- _DIRECTIONS FOR THIS TASK_: For the listing below, give the count of lines containing the string "script" and nothing else.

- _RECORDED DATA_:
-- Start --

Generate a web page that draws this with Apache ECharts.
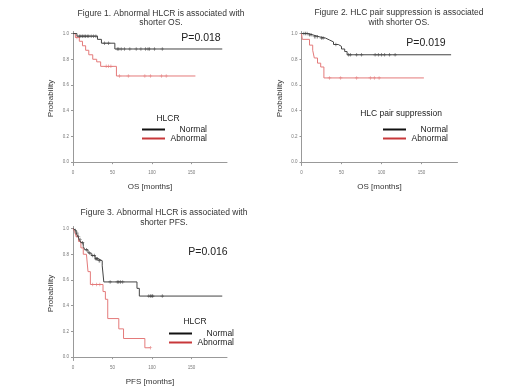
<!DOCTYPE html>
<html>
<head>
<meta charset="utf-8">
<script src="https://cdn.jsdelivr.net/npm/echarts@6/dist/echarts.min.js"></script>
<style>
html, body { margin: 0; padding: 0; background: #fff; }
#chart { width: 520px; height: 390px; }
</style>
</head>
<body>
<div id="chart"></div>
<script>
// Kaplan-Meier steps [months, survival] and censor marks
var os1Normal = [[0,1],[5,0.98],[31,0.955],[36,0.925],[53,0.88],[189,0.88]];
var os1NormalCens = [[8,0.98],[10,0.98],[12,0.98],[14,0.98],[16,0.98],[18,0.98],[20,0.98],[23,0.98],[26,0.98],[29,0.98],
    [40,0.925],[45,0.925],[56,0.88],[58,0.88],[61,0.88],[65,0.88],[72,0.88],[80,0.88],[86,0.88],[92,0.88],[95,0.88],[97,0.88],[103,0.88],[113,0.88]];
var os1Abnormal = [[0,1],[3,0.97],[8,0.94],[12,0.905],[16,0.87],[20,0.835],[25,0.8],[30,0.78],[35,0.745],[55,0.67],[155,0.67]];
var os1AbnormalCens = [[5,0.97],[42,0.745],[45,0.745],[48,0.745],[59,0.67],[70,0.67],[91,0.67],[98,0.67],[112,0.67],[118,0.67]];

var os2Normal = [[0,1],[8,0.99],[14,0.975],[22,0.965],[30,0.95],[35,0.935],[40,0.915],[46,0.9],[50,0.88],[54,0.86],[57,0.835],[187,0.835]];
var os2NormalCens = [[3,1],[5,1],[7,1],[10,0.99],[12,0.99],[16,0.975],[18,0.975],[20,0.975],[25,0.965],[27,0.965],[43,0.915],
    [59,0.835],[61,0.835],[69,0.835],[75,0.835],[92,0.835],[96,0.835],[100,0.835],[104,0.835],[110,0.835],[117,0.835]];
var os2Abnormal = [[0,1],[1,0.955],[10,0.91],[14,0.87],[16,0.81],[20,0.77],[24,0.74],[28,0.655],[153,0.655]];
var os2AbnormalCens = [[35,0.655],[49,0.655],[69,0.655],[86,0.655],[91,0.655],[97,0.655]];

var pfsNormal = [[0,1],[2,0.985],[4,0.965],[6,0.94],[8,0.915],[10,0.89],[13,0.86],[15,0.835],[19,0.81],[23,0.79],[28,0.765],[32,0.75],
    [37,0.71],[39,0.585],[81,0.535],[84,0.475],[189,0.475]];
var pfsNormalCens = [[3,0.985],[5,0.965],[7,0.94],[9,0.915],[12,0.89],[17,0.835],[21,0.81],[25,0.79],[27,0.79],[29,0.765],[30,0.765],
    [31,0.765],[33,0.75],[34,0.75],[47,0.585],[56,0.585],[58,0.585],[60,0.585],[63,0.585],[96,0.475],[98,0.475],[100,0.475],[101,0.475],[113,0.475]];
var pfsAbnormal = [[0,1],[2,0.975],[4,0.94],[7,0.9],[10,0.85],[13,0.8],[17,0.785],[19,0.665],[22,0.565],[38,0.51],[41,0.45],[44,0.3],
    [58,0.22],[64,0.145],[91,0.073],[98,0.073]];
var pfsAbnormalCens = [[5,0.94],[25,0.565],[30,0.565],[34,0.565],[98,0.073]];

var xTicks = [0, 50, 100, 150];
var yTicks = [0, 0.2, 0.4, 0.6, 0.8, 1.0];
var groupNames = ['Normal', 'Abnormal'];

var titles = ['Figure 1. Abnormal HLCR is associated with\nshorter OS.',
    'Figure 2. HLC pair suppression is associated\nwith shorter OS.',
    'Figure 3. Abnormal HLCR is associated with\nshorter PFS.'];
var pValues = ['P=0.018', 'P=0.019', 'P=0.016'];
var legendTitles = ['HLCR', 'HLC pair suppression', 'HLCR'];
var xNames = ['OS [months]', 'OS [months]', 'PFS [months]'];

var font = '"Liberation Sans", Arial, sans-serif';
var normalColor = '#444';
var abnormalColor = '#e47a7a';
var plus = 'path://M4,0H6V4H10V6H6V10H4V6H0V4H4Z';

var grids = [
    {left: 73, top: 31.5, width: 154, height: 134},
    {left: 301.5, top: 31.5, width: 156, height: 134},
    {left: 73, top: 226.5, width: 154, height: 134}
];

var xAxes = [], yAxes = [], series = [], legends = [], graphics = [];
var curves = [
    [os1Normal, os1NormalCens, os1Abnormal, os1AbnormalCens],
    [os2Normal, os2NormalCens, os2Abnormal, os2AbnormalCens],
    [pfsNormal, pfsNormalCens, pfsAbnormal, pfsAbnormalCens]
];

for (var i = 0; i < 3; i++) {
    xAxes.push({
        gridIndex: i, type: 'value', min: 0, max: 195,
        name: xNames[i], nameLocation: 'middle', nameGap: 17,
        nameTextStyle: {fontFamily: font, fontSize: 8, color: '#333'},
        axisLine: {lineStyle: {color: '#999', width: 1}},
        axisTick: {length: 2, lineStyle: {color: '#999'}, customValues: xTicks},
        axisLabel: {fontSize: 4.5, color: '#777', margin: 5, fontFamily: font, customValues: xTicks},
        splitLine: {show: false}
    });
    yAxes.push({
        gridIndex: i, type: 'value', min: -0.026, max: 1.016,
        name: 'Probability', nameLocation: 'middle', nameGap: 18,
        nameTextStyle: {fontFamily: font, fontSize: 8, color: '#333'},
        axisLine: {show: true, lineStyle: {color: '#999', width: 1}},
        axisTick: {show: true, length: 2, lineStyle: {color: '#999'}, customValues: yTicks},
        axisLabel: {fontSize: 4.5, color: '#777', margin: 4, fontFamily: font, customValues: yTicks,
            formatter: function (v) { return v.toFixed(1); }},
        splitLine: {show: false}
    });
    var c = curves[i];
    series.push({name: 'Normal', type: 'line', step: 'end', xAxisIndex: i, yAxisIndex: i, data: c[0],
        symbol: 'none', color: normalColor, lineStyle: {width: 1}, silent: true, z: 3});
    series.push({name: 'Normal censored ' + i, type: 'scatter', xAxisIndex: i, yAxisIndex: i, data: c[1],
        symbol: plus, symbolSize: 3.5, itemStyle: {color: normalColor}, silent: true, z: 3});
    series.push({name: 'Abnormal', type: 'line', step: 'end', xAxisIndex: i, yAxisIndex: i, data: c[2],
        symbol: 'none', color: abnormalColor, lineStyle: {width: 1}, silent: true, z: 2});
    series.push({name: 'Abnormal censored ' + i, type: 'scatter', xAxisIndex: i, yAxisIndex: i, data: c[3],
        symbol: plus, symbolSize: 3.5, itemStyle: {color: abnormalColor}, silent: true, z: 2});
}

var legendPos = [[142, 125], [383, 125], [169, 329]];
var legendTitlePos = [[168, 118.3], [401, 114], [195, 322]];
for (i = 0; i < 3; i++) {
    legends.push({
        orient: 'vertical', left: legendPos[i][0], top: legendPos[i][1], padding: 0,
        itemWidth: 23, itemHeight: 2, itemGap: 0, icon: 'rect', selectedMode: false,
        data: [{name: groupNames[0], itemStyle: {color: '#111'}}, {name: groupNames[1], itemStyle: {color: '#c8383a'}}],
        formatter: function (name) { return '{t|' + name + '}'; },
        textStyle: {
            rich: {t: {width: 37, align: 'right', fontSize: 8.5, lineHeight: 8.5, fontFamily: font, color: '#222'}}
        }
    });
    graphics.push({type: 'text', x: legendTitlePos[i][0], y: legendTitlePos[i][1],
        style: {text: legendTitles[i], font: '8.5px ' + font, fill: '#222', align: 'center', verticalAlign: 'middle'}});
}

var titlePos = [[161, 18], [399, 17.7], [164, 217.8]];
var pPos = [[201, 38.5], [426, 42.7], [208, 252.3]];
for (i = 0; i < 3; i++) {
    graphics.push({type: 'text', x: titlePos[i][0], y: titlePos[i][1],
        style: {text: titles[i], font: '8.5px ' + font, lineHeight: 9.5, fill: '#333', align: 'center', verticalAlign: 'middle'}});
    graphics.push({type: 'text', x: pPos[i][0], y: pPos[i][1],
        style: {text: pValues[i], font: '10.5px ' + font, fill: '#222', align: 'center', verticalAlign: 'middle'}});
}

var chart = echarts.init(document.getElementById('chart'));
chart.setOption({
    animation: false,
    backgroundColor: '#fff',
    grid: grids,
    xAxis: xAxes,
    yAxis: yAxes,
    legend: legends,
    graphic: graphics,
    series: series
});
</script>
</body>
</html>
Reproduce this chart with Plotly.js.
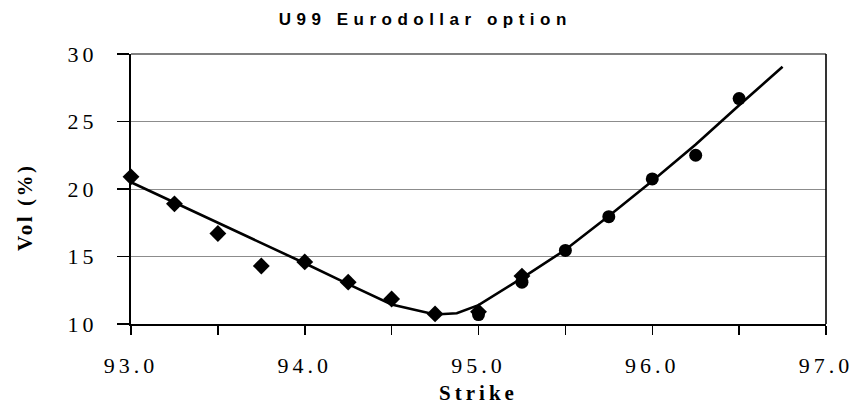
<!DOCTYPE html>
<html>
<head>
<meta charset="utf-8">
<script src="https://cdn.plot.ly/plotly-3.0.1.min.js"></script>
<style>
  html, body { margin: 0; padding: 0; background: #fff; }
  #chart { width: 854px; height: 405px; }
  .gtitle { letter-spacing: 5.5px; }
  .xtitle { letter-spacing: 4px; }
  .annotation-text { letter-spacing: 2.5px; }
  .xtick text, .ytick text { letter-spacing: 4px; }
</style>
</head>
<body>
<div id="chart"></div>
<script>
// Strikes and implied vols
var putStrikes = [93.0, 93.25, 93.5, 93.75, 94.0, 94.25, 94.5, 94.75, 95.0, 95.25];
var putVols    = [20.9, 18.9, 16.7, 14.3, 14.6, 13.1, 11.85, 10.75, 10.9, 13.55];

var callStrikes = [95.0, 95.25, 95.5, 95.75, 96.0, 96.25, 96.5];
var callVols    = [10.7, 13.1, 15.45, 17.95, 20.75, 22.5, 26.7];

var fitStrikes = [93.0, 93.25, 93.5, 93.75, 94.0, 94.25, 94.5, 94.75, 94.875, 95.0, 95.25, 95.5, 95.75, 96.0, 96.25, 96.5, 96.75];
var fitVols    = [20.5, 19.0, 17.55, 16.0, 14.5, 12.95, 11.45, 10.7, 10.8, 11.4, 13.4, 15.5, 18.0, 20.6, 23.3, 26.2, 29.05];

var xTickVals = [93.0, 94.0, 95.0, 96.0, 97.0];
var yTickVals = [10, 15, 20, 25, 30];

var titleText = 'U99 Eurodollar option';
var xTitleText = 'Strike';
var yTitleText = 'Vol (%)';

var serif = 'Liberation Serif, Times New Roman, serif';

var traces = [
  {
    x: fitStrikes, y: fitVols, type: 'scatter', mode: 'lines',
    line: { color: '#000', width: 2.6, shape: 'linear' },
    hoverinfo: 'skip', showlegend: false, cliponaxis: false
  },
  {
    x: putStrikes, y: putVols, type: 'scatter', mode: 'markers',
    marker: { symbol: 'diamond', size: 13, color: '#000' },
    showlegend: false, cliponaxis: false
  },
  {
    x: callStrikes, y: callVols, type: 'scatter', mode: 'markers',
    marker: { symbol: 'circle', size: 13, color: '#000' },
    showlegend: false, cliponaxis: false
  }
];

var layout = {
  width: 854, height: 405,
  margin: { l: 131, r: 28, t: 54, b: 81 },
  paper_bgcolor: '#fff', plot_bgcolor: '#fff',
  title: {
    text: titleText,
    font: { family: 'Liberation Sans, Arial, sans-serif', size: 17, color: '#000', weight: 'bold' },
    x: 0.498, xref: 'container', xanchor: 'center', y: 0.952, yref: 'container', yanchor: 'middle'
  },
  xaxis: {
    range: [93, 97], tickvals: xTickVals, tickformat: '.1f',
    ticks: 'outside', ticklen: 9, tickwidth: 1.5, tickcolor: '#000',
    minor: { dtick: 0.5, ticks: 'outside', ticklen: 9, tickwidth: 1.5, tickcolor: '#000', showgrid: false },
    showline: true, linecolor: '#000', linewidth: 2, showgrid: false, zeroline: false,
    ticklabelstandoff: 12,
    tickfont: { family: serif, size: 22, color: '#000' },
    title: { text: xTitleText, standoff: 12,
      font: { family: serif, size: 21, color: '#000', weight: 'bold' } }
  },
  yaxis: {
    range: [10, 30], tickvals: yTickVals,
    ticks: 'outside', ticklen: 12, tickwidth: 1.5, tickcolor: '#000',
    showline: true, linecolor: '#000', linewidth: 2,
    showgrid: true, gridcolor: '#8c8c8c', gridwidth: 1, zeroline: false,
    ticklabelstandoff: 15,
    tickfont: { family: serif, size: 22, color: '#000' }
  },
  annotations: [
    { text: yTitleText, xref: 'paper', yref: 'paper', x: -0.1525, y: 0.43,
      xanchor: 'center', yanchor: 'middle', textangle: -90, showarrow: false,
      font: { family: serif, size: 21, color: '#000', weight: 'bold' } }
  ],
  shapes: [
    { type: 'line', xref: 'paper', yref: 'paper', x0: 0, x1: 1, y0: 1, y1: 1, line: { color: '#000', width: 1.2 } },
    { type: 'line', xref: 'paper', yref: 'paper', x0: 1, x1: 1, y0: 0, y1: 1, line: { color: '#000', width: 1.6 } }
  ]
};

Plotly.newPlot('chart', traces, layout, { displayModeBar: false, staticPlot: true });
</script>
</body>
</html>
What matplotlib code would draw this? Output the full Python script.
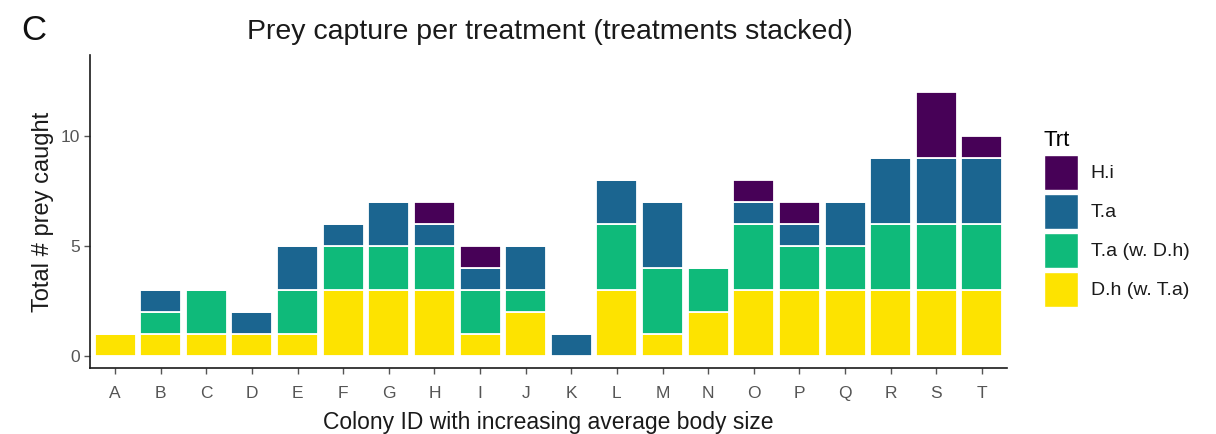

-- End --

- _FINAL RESULT_: 7